You only use Gauss/Eisenstein for problem 3. Gauss tells you that if you have a primitive polynomial, it is irreducible over $\mathbb{Q}$ if and only if it is irreducible over $\mathbb{Z}.$ Then Eisenstein tells you that if you can find a prime $p$ that doesn't divide the leading term but divides all the rest, and $p^2$ doesn't divide the constant term then your polynomial is irreducible over $\mathbb{Z}.$ Can you find such a prime for question 3?
You can't really use (the generalization of) Eisenstein for Q1 and Q2, since $\mathbb{Z}/(2)$ is a field.

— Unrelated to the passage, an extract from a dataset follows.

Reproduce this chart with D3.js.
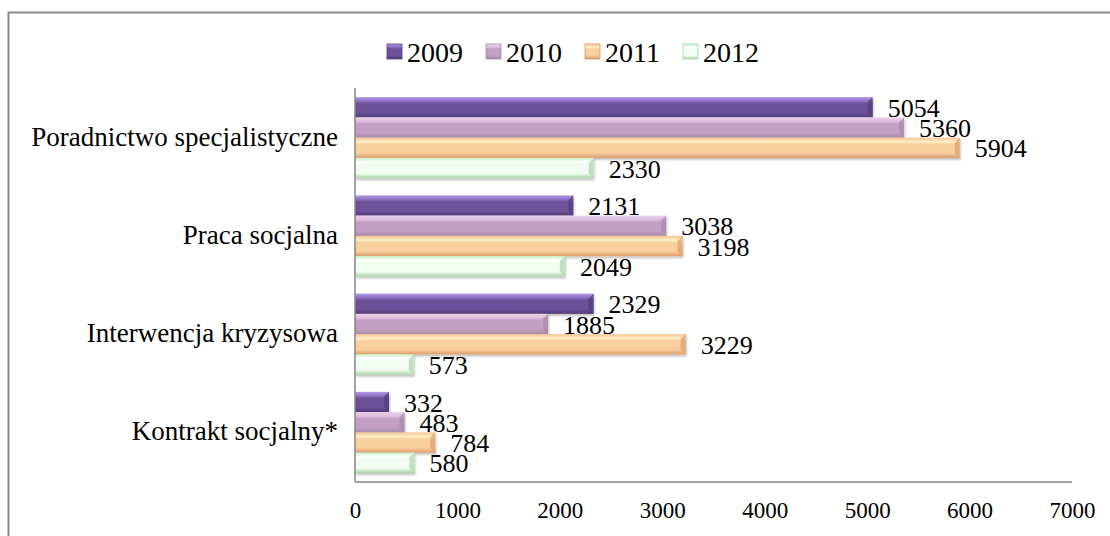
<!DOCTYPE html>
<html>
<head>
<meta charset="utf-8">
<script src="https://cdn.jsdelivr.net/npm/d3@7"></script>
<style>
  html, body { margin: 0; padding: 0; background: #fff; }
  svg, svg text { font-family: "Times New Roman", "Liberation Serif", Tinos, serif; }
  .axis-line { stroke: #868686; stroke-width: 1.5; }
</style>
</head>
<body>
<div class="app"></div>
<script>
'use strict'

// dane
var categories = ["Poradnictwo specjalistyczne", "Praca socjalna", "Interwencja kryzysowa", "Kontrakt socjalny*"];
var years = ["2009", "2010", "2011", "2012"];
var values2009 = [5054, 2131, 2329, 332];
var values2010 = [5360, 3038, 1885, 483];
var values2011 = [5904, 3198, 3229, 784];
var values2012 = [2330, 2049, 573, 580];
var xTicks = [0, 1000, 2000, 3000, 4000, 5000, 6000, 7000];

var seriesValues = [values2009, values2010, values2011, values2012];

// kolory (góra, blask, środek, dół)
var palette = {
  "2009": ["#b497e6", "#8a6dbf", "#6b5199", "#513c78"],
  "2010": ["#ecd0ec", "#dcbcdc", "#c39fc3", "#a68aa5"],
  "2011": ["#f6c392", "#fff0c6", "#f9cfa0", "#dc9c66"],
  "2012": ["#c9f2c9", "#ffffff", "#f2fcf2", "#a9d6a9"]
};

var W = 1110, H = 536;

var svg = d3.select(".app").append("svg")
  .attr("width", W)
  .attr("height", H);

var defs = svg.append("defs");

years.forEach(function(y) {
  var c = palette[y];
  var g = defs.append("linearGradient")
    .attr("id", "grad" + y)
    .attr("x1", 0).attr("y1", 0).attr("x2", 0).attr("y2", 1);
  g.append("stop").attr("offset", "0%").attr("stop-color", c[0]);
  g.append("stop").attr("offset", "22%").attr("stop-color", c[1]);
  g.append("stop").attr("offset", "32%").attr("stop-color", c[2]);
  g.append("stop").attr("offset", "76%").attr("stop-color", c[2]);
  g.append("stop").attr("offset", "100%").attr("stop-color", c[3]);
});

var shadow = defs.append("filter").attr("id", "shadow")
  .attr("x", "-5%").attr("y", "-20%").attr("width", "110%").attr("height", "160%");
shadow.append("feDropShadow")
  .attr("dx", 1).attr("dy", 2).attr("stdDeviation", 1.2)
  .attr("flood-color", "#000").attr("flood-opacity", 0.25);

// ramka
svg.append("rect")
  .attr("x", 8.5).attr("y", 12.5)
  .attr("width", 1200).attr("height", 600)
  .attr("fill", "none")
  .attr("stroke", "#888")
  .attr("stroke-width", 2);

// skale
var x = d3.scaleLinear().domain([0, 7000]).range([355, 1072]);

var y0 = d3.scaleBand()
  .domain(categories)
  .range([88.5, 481.5])
  .paddingInner(0.175)
  .paddingOuter(0.0875);

var y1 = d3.scaleBand()
  .domain(years)
  .range([0, y0.bandwidth()])
  .padding(0);

// słupki
var groups = svg.append("g").selectAll("g")
  .data(categories)
  .join("g")
  .attr("transform", function(d) { return "translate(0," + y0(d) + ")"; });

var bars = groups.selectAll("g.bar")
  .data(function(d, i) {
    return years.map(function(yr, j) { return { year: yr, value: seriesValues[j][i] }; });
  })
  .join("g")
  .attr("class", "bar");

bars.append("rect")
  .attr("x", x(0))
  .attr("y", function(d) { return y1(d.year); })
  .attr("width", function(d) { return x(d.value) - x(0); })
  .attr("height", y1.bandwidth())
  .attr("fill", function(d) { return "url(#grad" + d.year + ")"; })
  .attr("filter", "url(#shadow)");

// ukośny koniec słupka (efekt fazy)
bars.append("path")
  .attr("d", function(d) {
    var xe = x(d.value), yt = y1(d.year), h = y1.bandwidth(), b = 5;
    return "M" + xe + "," + yt + "L" + (xe - b) + "," + (yt + b) +
           "L" + (xe - b) + "," + (yt + h - b) + "L" + xe + "," + (yt + h) + "Z";
  })
  .attr("fill", function(d) { return palette[d.year][3]; })
  .attr("opacity", 0.7);

// etykiety wartości
bars.append("text")
  .attr("x", function(d) { return x(d.value) + 15; })
  .attr("y", function(d) { return y1(d.year) + y1.bandwidth() - 0.5; })
  .attr("font-size", 26)
  .attr("fill", "#000")
  .text(function(d) { return d.value; });

// osie
svg.append("line").attr("class", "axis-line")
  .attr("x1", x(0)).attr("x2", x(0))
  .attr("y1", 88).attr("y2", 482);

svg.append("line").attr("class", "axis-line")
  .attr("x1", x(0)).attr("x2", x(7000))
  .attr("y1", 482).attr("y2", 482);

var xAxis = d3.axisBottom(x).tickValues(xTicks).tickFormat(d3.format("d")).tickSize(0).tickPadding(0);
var xg = svg.append("g")
  .attr("transform", "translate(0,518)")
  .call(xAxis)
  .attr("font-family", null);
xg.select(".domain").remove();
xg.selectAll("text")
  .attr("dy", 0)
  .attr("font-size", 23)
  .attr("fill", "#000");

var yAxis = d3.axisLeft(y0).tickSize(0).tickPadding(17);
var yg = svg.append("g")
  .attr("transform", "translate(" + x(0) + ",0)")
  .call(yAxis)
  .attr("font-family", null);
yg.select(".domain").remove();
yg.selectAll("text")
  .attr("dy", "0.3em")
  .attr("font-size", 27)
  .attr("fill", "#000");

// legenda
var legend = svg.append("g").attr("transform", "translate(387,0)");
var lx = 0;
years.forEach(function(yr) {
  var item = legend.append("g").attr("transform", "translate(" + lx + ",0)");
  item.append("rect")
    .attr("x", 0).attr("y", 44)
    .attr("width", 15).attr("height", 15)
    .attr("fill", "url(#grad" + yr + ")")
    .attr("stroke", palette[yr][3])
    .attr("stroke-width", 0.8);
  var t = item.append("text")
    .attr("x", 20).attr("y", 62)
    .attr("font-size", 28)
    .attr("fill", "#000")
    .text(yr);
  lx += 20 + t.node().getComputedTextLength() + 23;
});
</script>
</body>
</html>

In a field an element is divisible by $x$ implies that it's divisible by $x^2$ as well, which makes satisfying Eisenstein futile.
For Q1, you know that if it was reducible, it would factor either as a cubic times a linear term, or as the product of two quadratics. The linear term could only be $x$ or $x+1$ (there are no other linear polynomials over $\mathbb{Z}/(2)$). These are factors if and only if $0$ or $1$ correspondingly are roots of the polynomial (this is the root theorem), which you can check is not true. So if $x^4+x+1$ factors over $\mathbb{Z}/(2),$ it must be as the product of two irreducible quadratics (why must they be irreducible?). It's easy to list out all the quadratic polynomials, and then it's easy to check which ones are irreducible (the ones with no roots, by similar steps to what we just did). You'll see there is only one irreducible quadratic, and you can verify that $x^4+x+1$ is not the square of that.
For Q2, sum the geometric series to get $p(x)=\dfrac{x^{42}-1}{x-1}.$ Prove that for any polynomial, $p(x)$ is irreducible if and only if $p(x+1)$ is irreducible and apply that here to reduce our problem to checking the irreducibility of $\dfrac{ (x+1)^{42}-1 }{x}.$ Use the binomial theorem to simplify this, and try to decide if what you have if irreducible.